Ce dernier se garde bien de commenter les quatre inculpations de son prédécesseur, mais, à une journaliste qui lui demandait vendredi s'il avait vu la fameuse photographie, Joe Biden a répondu en souriant: «Je l'ai vue à la télévision. Un beau gars».

De son côté, l'équipe de campagne «Trump 2024» a aussitôt surfé sur l'effet «mug shot» en lançant un appel à chaque «patriote» américain. Ce communiqué affirme que «l'Etat de l'ombre tente de faire du président Trump l'ennemi public numéro 1 pour oser défier la classe dirigeante corrompue de Washington» et dénonce une «photographie judiciaire officielle qui le présente comme un criminel aux yeux du monde entier.»

Mais «le président Trump ne renoncera jamais à notre mission de rendre sa grandeur à l'Amérique», martèlent ses partisans, réclamant 47 dollars de contribution pour une nouvelle levée de fonds du candidat républicain, largement en tête des sondages en vue des primaires de son parti en 2024.

En échange, chacun se voit offrir un tee-shirt blanc imprimé avec la photographie d'identité sous laquelle s'affiche le slogan «Never surrender!» ("Ne vous rendez jamais!").

De retour sur X

Le cliché marque aussi le retour de Donald Trump sur le réseau social Twitter, rebaptisé X. Sa dernière publication sur cette plateforme, autrefois son canal favori de communication, remontait au 8 janvier 2021. Il en avait été banni après l'attaque du 6 janvier 2021 contre le Capitole, à Washington, menée par ses partisans. Cette interdiction a depuis lors été levée.

L'un des fils Trump, Donald Jr., a republié l'image de son père, accompagné d'un message menaçant: «Eh, l'Etat de l'ombre, il arrive pour vous chercher. Rendez-vous le 20 janvier 2025», date de la prise de fonction du président qui sera élu le 5 novembre 2024.

Et pour la représentante républicaine de la Géorgie, Marjorie Taylor Greene, classée à l'extrême droite, cette photographie de «notre président [...] est celle qui fera gagner l'élection présidentielle de 2024».

Le «regard Kubrick»

Le cliché est aussi détourné sur les réseaux sociaux dans des montages et des mèmes humoristiques, favorables ou hostiles. Des cinéphiles voient dans le visage menaçant de Donald Trump un clin d'oeil au fameux «regard Kubrick» ("Kubrick Stare") du nom du réalisateur britannique Stanley Kubrick: le personnage fixe la caméra en inclinant sa tête vers l'avant, avec une expression qui peut faire peur au spectateur, à l'instar de Malcom McDowell dans «Orange Mécanique».

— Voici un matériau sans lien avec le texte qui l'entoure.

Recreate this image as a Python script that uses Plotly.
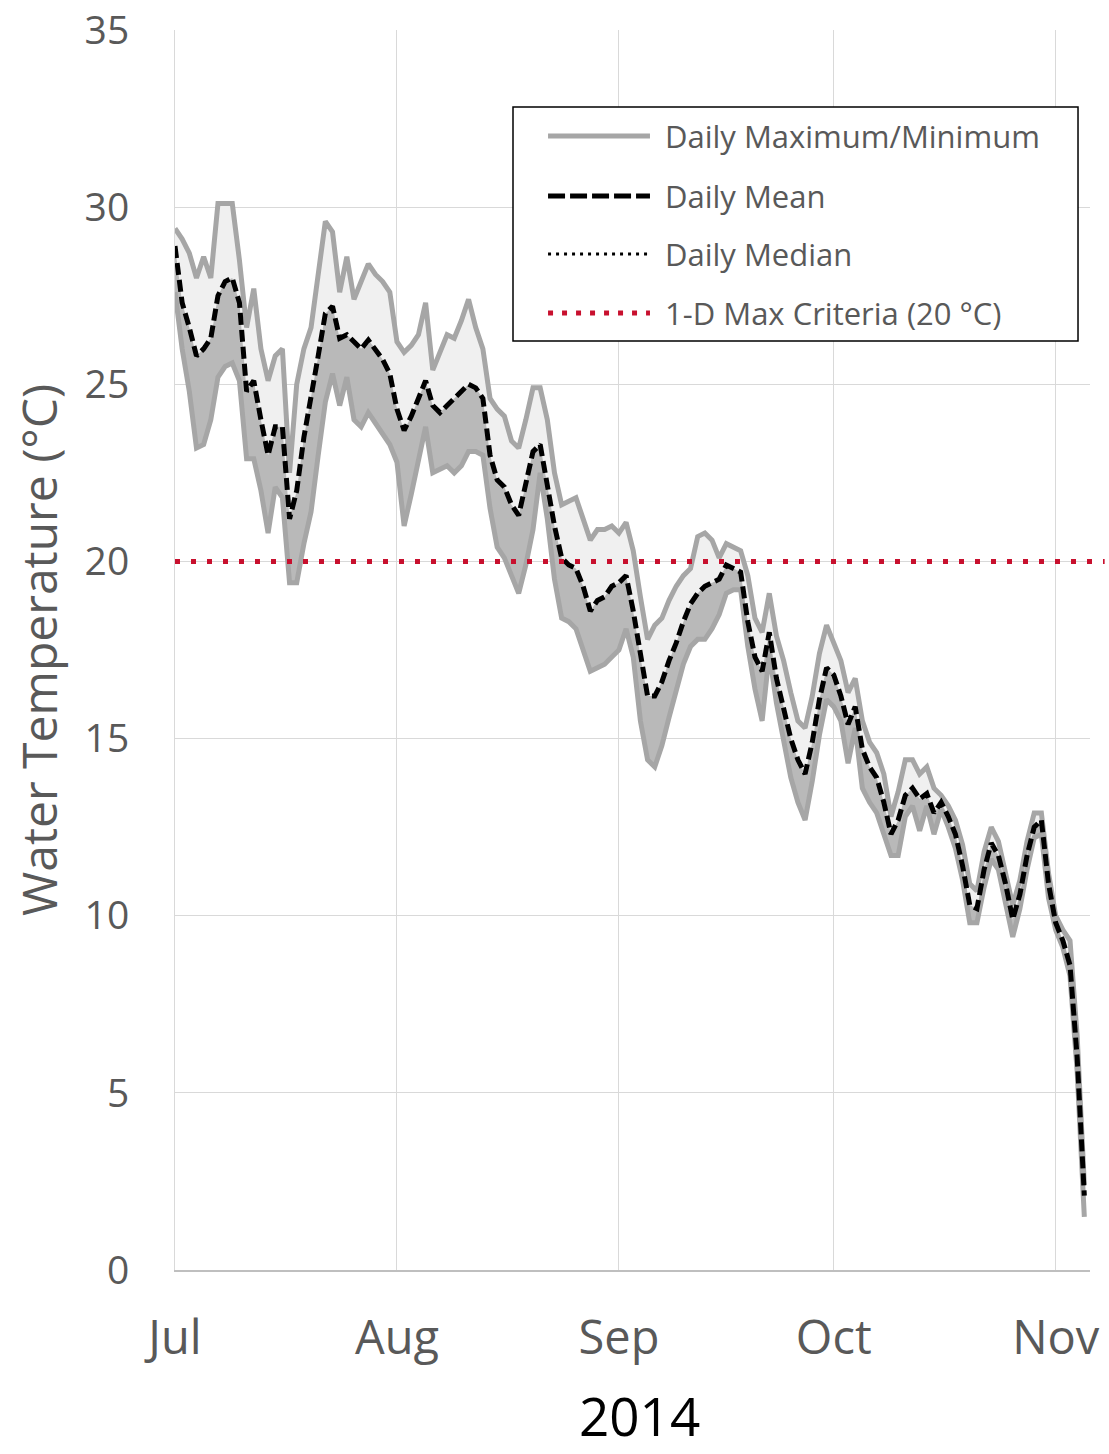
import plotly.graph_objects as go
import pandas as pd

# ---- data ----
start_date = "2014-07-01"
daily_max = [29.4, 29.1, 28.7, 28.0, 28.6, 28.0, 30.1, 30.1, 30.1, 28.5,
             26.6, 27.7, 26.0, 25.1, 25.8, 26.0, 22.5, 25.0, 26.0, 26.6,
             28.0, 29.6, 29.3, 27.6, 28.6, 27.4, 27.9, 28.4, 28.1, 27.9,
             27.6, 26.2, 25.9, 26.1, 26.4, 27.3, 25.4, 25.9, 26.4, 26.3,
             26.8, 27.4, 26.6, 26.0, 24.6, 24.3, 24.1, 23.4, 23.2, 24.0,
             24.9, 24.9, 24.0, 22.5, 21.6, 21.7, 21.8, 21.2, 20.6, 20.9,
             20.9, 21.0, 20.8, 21.1, 20.3, 19.0, 17.8, 18.2, 18.4, 18.9,
             19.3, 19.6, 19.8, 20.7, 20.8, 20.6, 20.1, 20.5, 20.4, 20.3,
             19.6, 18.4, 18.0, 19.1, 17.9, 17.2, 16.3, 15.5, 15.3, 16.2,
             17.4, 18.2, 17.7, 17.2, 16.3, 16.7, 15.5, 14.9, 14.6, 14.0,
             12.8, 13.5, 14.4, 14.4, 14.0, 14.2, 13.6, 13.4, 13.1, 12.7,
             12.0, 10.9, 10.7, 11.8, 12.5, 12.1, 11.2, 10.3, 11.0, 12.1,
             12.9, 12.9, 11.2, 10.0, 9.6, 9.3, 6.6, 2.4]
daily_mean = [28.9, 27.3, 26.6, 25.8, 26.0, 26.3, 27.5, 27.9, 28.0, 27.3,
              24.8, 25.1, 24.0, 23.0, 23.8, 23.8, 21.2, 22.0, 23.5, 24.6,
              25.8, 27.0, 27.2, 26.3, 26.4, 26.2, 26.0, 26.25, 26.0, 25.7,
              25.3, 24.3, 23.7, 24.1, 24.6, 25.1, 24.4, 24.2, 24.4, 24.6,
              24.8, 25.0, 24.9, 24.6, 23.0, 22.3, 22.1, 21.6, 21.3, 22.2,
              23.1, 23.3, 22.2, 21.0, 20.1, 19.9, 19.8, 19.3, 18.6, 18.9,
              19.0, 19.3, 19.4, 19.6, 18.6, 17.3, 16.2, 16.2, 16.6, 17.2,
              17.7, 18.3, 18.8, 19.1, 19.3, 19.4, 19.5, 19.9, 19.8, 19.7,
              18.3, 17.3, 16.9, 18.0, 16.7, 15.9, 15.0, 14.4, 14.0, 14.9,
              16.1, 17.0, 16.8, 16.2, 15.4, 15.9, 14.7, 14.2, 13.9, 13.2,
              12.3, 12.7, 13.4, 13.6, 13.3, 13.45, 12.9, 13.2, 12.8, 12.3,
              11.4, 10.3, 10.2, 11.3, 12.05, 11.7, 10.9, 9.9, 10.6, 11.7,
              12.5, 12.7, 10.9, 9.8, 9.3, 8.6, 6.0, 2.1]
daily_min = [27.6, 26.0, 24.8, 23.2, 23.3, 24.0, 25.2, 25.5, 25.6, 25.1,
             22.9, 22.9, 22.0, 20.8, 22.1, 21.8, 19.4, 19.4, 20.5, 21.4,
             23.0, 24.5, 25.3, 24.4, 25.2, 24.0, 23.8, 24.2, 23.9, 23.6,
             23.3, 22.8, 21.0, 21.9, 22.8, 23.8, 22.5, 22.6, 22.7, 22.5,
             22.7, 23.1, 23.1, 23.0, 21.5, 20.4, 20.1, 19.6, 19.1, 19.9,
             20.9, 22.5, 21.2, 19.5, 18.4, 18.3, 18.1, 17.5, 16.9, 17.0,
             17.1, 17.3, 17.5, 18.1, 17.3, 15.5, 14.4, 14.2, 14.8, 15.6,
             16.4, 17.1, 17.6, 17.8, 17.8, 18.1, 18.5, 19.1, 19.2, 19.2,
             17.6, 16.4, 15.5, 17.4, 16.0, 15.0, 13.9, 13.2, 12.7, 13.8,
             15.1, 16.1, 15.9, 15.5, 14.3, 15.3, 13.6, 13.2, 12.9, 12.3,
             11.7, 11.7, 12.8, 13.1, 12.4, 13.1, 12.3, 13.0, 12.5, 11.9,
             11.0, 9.8, 9.8, 10.8, 11.6, 11.3, 10.4, 9.4, 10.2, 11.3,
             12.2, 12.3, 10.5, 9.6, 9.1, 8.3, 5.6, 1.5]
criteria = 20
month_ticks = ["2014-07-01", "2014-08-01", "2014-09-01", "2014-10-01", "2014-11-01"]
month_labels = ["Jul", "Aug", "Sep", "Oct", "Nov"]
legend_labels = ["Daily Maximum/Minimum", "Daily Mean", "Daily Median",
                 "1-D Max Criteria (20 °C)"]
x_title = "2014"
y_title = "Water Temperature (°C)"

dates = pd.date_range(start_date, periods=len(daily_max), freq="D")

FONT = "Open Sans"
GREY_TXT = "#595959"
LINE_GREY = "#a6a6a6"
FILL_LIGHT = "#f0f0f0"
FILL_DARK = "#b9b9b9"
RED = "#c8102e"

fig = go.Figure()
# fills
fig.add_trace(go.Scatter(x=dates, y=daily_max, mode="lines", line=dict(width=0),
                         showlegend=False, hoverinfo="skip"))
fig.add_trace(go.Scatter(x=dates, y=daily_mean, mode="lines", line=dict(width=0),
                         fill="tonexty", fillcolor=FILL_LIGHT, showlegend=False,
                         hoverinfo="skip"))
fig.add_trace(go.Scatter(x=dates, y=daily_min, mode="lines", line=dict(width=0),
                         fill="tonexty", fillcolor=FILL_DARK, showlegend=False,
                         hoverinfo="skip"))
# lines
fig.add_trace(go.Scatter(x=dates, y=daily_max, mode="lines", name="Daily Maximum",
                         line=dict(color=LINE_GREY, width=5), showlegend=False))
fig.add_trace(go.Scatter(x=dates, y=daily_min, mode="lines", name="Daily Minimum",
                         line=dict(color=LINE_GREY, width=5), showlegend=False))
fig.add_trace(go.Scatter(x=dates, y=daily_mean, mode="lines", name="Daily Mean",
                         line=dict(color="black", width=5, dash="12px,5px"),
                         showlegend=False))

# criteria line (extends slightly past the plot like the reference)
fig.add_shape(type="line", xref="paper", yref="y", x0=0, x1=1.016,
              y0=criteria, y1=criteria,
              line=dict(color=RED, width=5, dash="5px,11px"))

# ---- hand-drawn legend box ----
lx0, lx1, ly0, ly1 = 0.3694, 0.9869, 0.7492, 0.9379
fig.add_shape(type="rect", xref="paper", yref="paper", x0=lx0, x1=lx1, y0=ly0, y1=ly1,
              line=dict(color="black", width=1.5), fillcolor="white", layer="above")
rows_y = [0.9145, 0.8661, 0.8194, 0.7718]
sx0, sx1, tx = 0.4077, 0.5191, 0.5333
styles = [dict(color=LINE_GREY, width=5),
          dict(color="black", width=5, dash="17px,5px"),
          dict(color="black", width=3, dash="3px,5px"),
          dict(color=RED, width=5, dash="5px,9px")]
for yv, st, lab in zip(rows_y, styles, legend_labels):
    fig.add_shape(type="line", xref="paper", yref="paper", x0=sx0, x1=sx1,
                  y0=yv, y1=yv, line=st, layer="above")
    fig.add_annotation(xref="paper", yref="paper", x=tx, y=yv, text=lab,
                       showarrow=False, xanchor="left", yanchor="middle",
                       font=dict(family=FONT, size=31, color=GREY_TXT))

# axis titles
fig.add_annotation(xref="paper", yref="paper", x=0.508, y=-0.1177, text=x_title,
                   showarrow=False, xanchor="center", yanchor="middle",
                   font=dict(family=FONT, size=53, color="black"))
fig.add_annotation(xref="paper", yref="paper", x=-0.1497, y=0.5, text=y_title,
                   textangle=-90, showarrow=False, xanchor="center", yanchor="middle",
                   font=dict(family=FONT, size=48, color=GREY_TXT))

fig.update_layout(
    width=1109, height=1454,
    margin=dict(l=175, r=19, t=30, b=184),
    paper_bgcolor="white", plot_bgcolor="white",
    font=dict(family=FONT, color=GREY_TXT),
    showlegend=False,
)
fig.update_xaxes(
    type="date",
    range=["2014-07-01", "2014-11-05 19:00"],
    tickvals=month_ticks, ticktext=month_labels,
    tickfont=dict(family=FONT, size=47, color=GREY_TXT),
    showgrid=True, gridcolor="#d9d9d9", gridwidth=1,
    showline=True, linecolor="#bfbfbf", linewidth=2,
    ticks="", ticklabelstandoff=26,
    zeroline=False, automargin=False,
)
fig.update_yaxes(
    range=[0, 35], dtick=5, tick0=0,
    tickfont=dict(family=FONT, size=39, color=GREY_TXT),
    showgrid=True, gridcolor="#d9d9d9", gridwidth=1,
    showline=True, linecolor="#d9d9d9", linewidth=1,
    ticks="", ticklabelstandoff=37,
    zeroline=False, automargin=False,
)

fig.write_html("out.html")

Pour Daniel Binns, patron britannique de l'agence new-yorkaise de marketing politique Interbrand, le détournement du cliché en fait un produit dérivé «extrêmement puissant» de la «marque» Trump.

L'ancien magnat a une forme de «génie en publicité» politique, selon cet expert. Donald Trump «peut se servir de tout ce qui est dit, de tout ce dont on l'accuse et en faire quelque chose qui colle avec le récit qu'il veut raconter».

Pour Miro Cernetig, qui se présente sur X comme créateur et développeur de marque pour les entreprises, le «coup publicitaire est brillant, même s'il peut être grossier». «Trump sait mieux que quiconque se servir des médias et de controverses pour propulser sa marque [...] monétiser un 'mug shot' pour en tirer instantanément des millions» de dollars.